The latter first: via sources plugged into the network of boutique lenders and financiers in the US, Proactive has learned that chief executive Jim Williams is gaining significant traction for the story (more of this later).

Meanwhile, the refurbishment of the second-hand plant the company acquired should be complete in September or October, allowing the silver miner to restart production.

If we assume a staged ramp-up to the optimum production level, then we should see the plant operating at half capacity of around 750 tonnes per day of ore for 12-15 months, rising to 1,500 tonnes thereafter.

Output would be 1.3mln ounces of silver a year, rising to 2.6mln ounces. It might go even higher if the silver head grade increases with depth, which is usually the case with these well-modelled epithermal vein systems of central Mexico. 

With all-in costs of around $13 an ounce, Arian will be generating enough cash to pay off its debt and break-even by year four.

Based on the publically available figures, the repurposed Arian has a net present value of $72mln at $20 silver, applying an 8% discount rate.

That’s the equivalent of 118p per share.

Here’s where it gets really interesting. This little piece of spreadsheet analysis doesn’t take into account any upside in the silver price. 

Neither does it account for any increase in silver head grade. Even a small uptick in either, or both of these could have a disproportionate impact.

The fundamentals for the precious metal are good with industrial demand buoyant as the world’s major economies move into growth mode.

At the same time, this is hardly an oversupplied market.

A little sleeper in there is the zinc credit. While recoveries are only going to be in the 50% range (it is a second bi-product to the silver-lead), it would move the needle if, as widely predicted, the price of the base metal advances at the rate of 50% forecast over the next 12-18 months.

Also, those familiar with underground silver mining might look at San Jose and conclude the head grade is only going to rise as Arian mines deeper into the deposit.

As the grade improves, so do the recoveries, which then has a knock-on and positive impact on output and ultimately bottom-line financials.

Longer term it is eminently feasible that San Jose can hit a production target of 5mln ounces a year given it has been permitted for daily production of 2,500 tonnes a day – 1,000 tonnes above the current maximum capacity of the recently purchased processing plant.

At that level you have a very sizeable project – and all put together at a fraction of the cost of starting something like this from scratch.

Now here’s the tricky part: all of this is just pie in the sky if Arian fails to refinance its loan with Platinum.

It is understood that the New York hedge fund remains very supportive of management should it require some wiggle room to conclude alternative finance.

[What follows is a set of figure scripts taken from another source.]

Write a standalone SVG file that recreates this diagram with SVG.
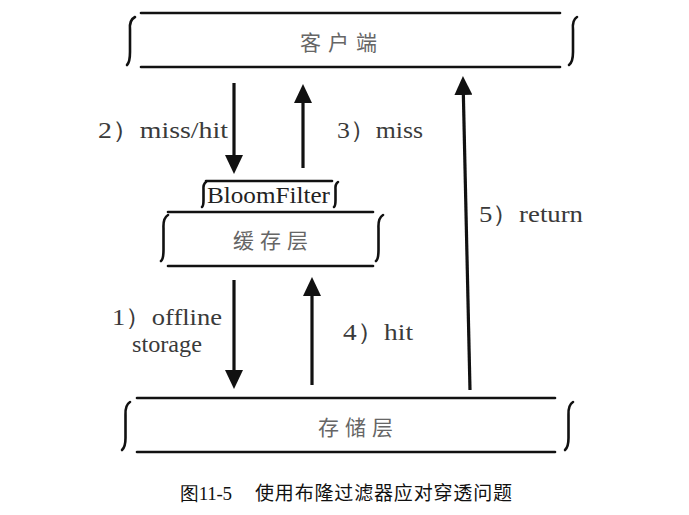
<svg xmlns="http://www.w3.org/2000/svg" width="689" height="515" viewBox="0 0 689 515">
<style>
.edge{stroke:#111;stroke-width:2.6;fill:none;stroke-linecap:round}
.brace{stroke:#111;stroke-width:2.6;fill:none;stroke-linecap:round}
.arrow{stroke:#111;stroke-width:3.2;fill:none}
</style>
<defs>
<marker id="ah" markerUnits="userSpaceOnUse" markerWidth="19" markerHeight="18" viewBox="0 0 19 18" refX="12" refY="9" orient="auto">
<path d="M0,0 L19,9 L0,18 z" fill="#111"/>
</marker>
</defs>
<rect width="689" height="515" fill="#fff"/>

<g id="client">
<line class="edge" x1="141" y1="13" x2="560" y2="13"/>
<line class="edge" x1="141" y1="67" x2="560" y2="67"/>
<path class="brace" d="M135,17 Q129,20 130,30 L130,52 Q130,62 127,65"/>
<path class="brace" d="M577,17 Q572,20 573,30 L573,52 Q573,62 569,65"/>
<text x="300" y="50" textLength="77" font-family="Noto Sans CJK SC, sans-serif" font-size="21" fill="#666">客户端</text>
</g>

<g id="bloomfilter">
<line class="edge" x1="206" y1="181" x2="332" y2="181"/>
<path class="brace" d="M206,182 Q203,184 203.5,190 L203.5,200 Q203.5,206 202,207"/>
<path class="brace" d="M338,182 Q335,184 335.5,190 L335.5,200 Q335.5,206 334,207"/>
<text x="207" y="203" textLength="123" lengthAdjust="spacingAndGlyphs" font-family="Liberation Serif, serif" font-size="23" fill="#222">BloomFilter</text>
</g>

<g id="cache">
<line class="edge" x1="168" y1="212" x2="373" y2="212"/>
<line class="edge" x1="168" y1="266" x2="373" y2="266"/>
<path class="brace" d="M168,215 Q163,218 163.5,228 L163.5,250 Q163.5,259 161,261"/>
<path class="brace" d="M383,215 Q378,218 378.5,228 L378.5,250 Q378.5,259 376,261"/>
<text x="233" y="248" textLength="75" font-family="Noto Sans CJK SC, sans-serif" font-size="21" fill="#666">缓存层</text>
</g>

<g id="storage">
<line class="edge" x1="137" y1="398" x2="555" y2="398"/>
<line class="edge" x1="137" y1="452" x2="555" y2="452"/>
<path class="brace" d="M130,402 Q125,405 125.5,415 L125.5,438 Q125.5,447 122,450"/>
<path class="brace" d="M573,402 Q568,405 568.5,415 L568.5,438 Q568.5,447 565,450"/>
<text x="318" y="435" textLength="75" font-family="Noto Sans CJK SC, sans-serif" font-size="21" fill="#666">存储层</text>
</g>

<g id="connectors">
<line class="arrow" x1="234" y1="83" x2="234" y2="167" marker-end="url(#ah)"/>
<line class="arrow" x1="303" y1="168" x2="303" y2="91" marker-end="url(#ah)"/>
<line class="arrow" x1="234" y1="280" x2="234" y2="382" marker-end="url(#ah)"/>
<line class="arrow" x1="312" y1="385" x2="312" y2="284" marker-end="url(#ah)"/>
<line class="arrow" x1="470" y1="390" x2="463.1" y2="83" marker-end="url(#ah)"/>
<text x="98" y="138" textLength="130" lengthAdjust="spacingAndGlyphs" font-family="Liberation Serif, serif" font-size="24" fill="#3a3a3a">2）miss/hit</text>
<text x="337" y="138" textLength="86" lengthAdjust="spacingAndGlyphs" font-family="Liberation Serif, serif" font-size="24" fill="#3a3a3a">3）miss</text>
<text x="112" y="325" textLength="110" lengthAdjust="spacingAndGlyphs" font-family="Liberation Serif, serif" font-size="24" fill="#3a3a3a">1）offline</text>
<text x="132" y="352" textLength="70" lengthAdjust="spacingAndGlyphs" font-family="Liberation Serif, serif" font-size="24" fill="#3a3a3a">storage</text>
<text x="343" y="340" textLength="70" lengthAdjust="spacingAndGlyphs" font-family="Liberation Serif, serif" font-size="24" fill="#3a3a3a">4）hit</text>
<text x="479" y="222" textLength="104" lengthAdjust="spacingAndGlyphs" font-family="Liberation Serif, serif" font-size="24" fill="#3a3a3a">5）return</text>
</g>

<g id="caption">
<text x="180" y="500" textLength="52" font-family="Liberation Serif, serif" font-size="19" fill="#111">图11-5</text>
<text x="255" y="500" textLength="257" font-family="Noto Sans CJK SC, sans-serif" font-size="19" fill="#111">使用布隆过滤器应对穿透问题</text>
</g>
</svg>
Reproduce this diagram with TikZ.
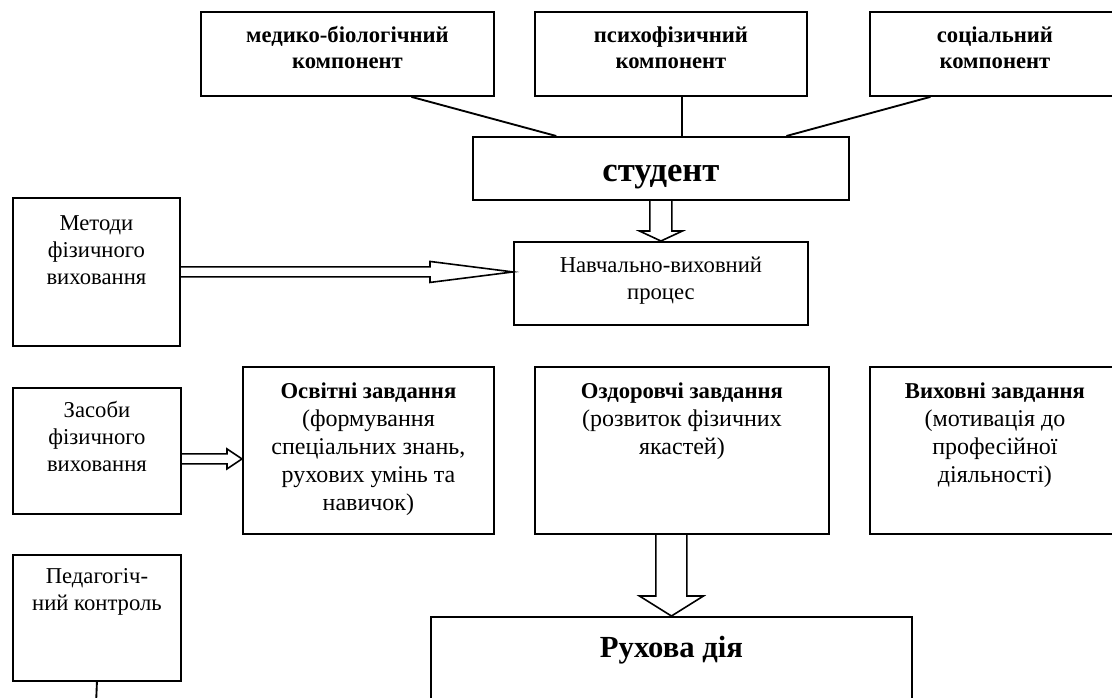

There may even be an offer to re-finance with Platinum.

However, one thing the lender won’t be doing is converting the senior debt into equity at the current price. The trigger for that is C$1.10 a share price (the stock is also quoted in Toronto) and we are well shy of that level currently.

Now those sources plugged into the New York specialist finance community tell us Williams and his team may be close to securing a finance package of up to $35mln.

It is understood repayments would be over a longer period of time, perhaps with an initial holiday period. The coupon, meanwhile, even though right now still only indicative, is said to have much better terms than the Platinum structure.

People familiar with the company say Williams’s plan last year had been to raise $30mln instead of the $15.6mln he finally secured.

This higher figure would have allowed Arian to be more aggressive in its development of the mine, while also funding the acquisition of the processing plant.

So a new inflow of funds of the quantum and on the terms speculated would be transformational.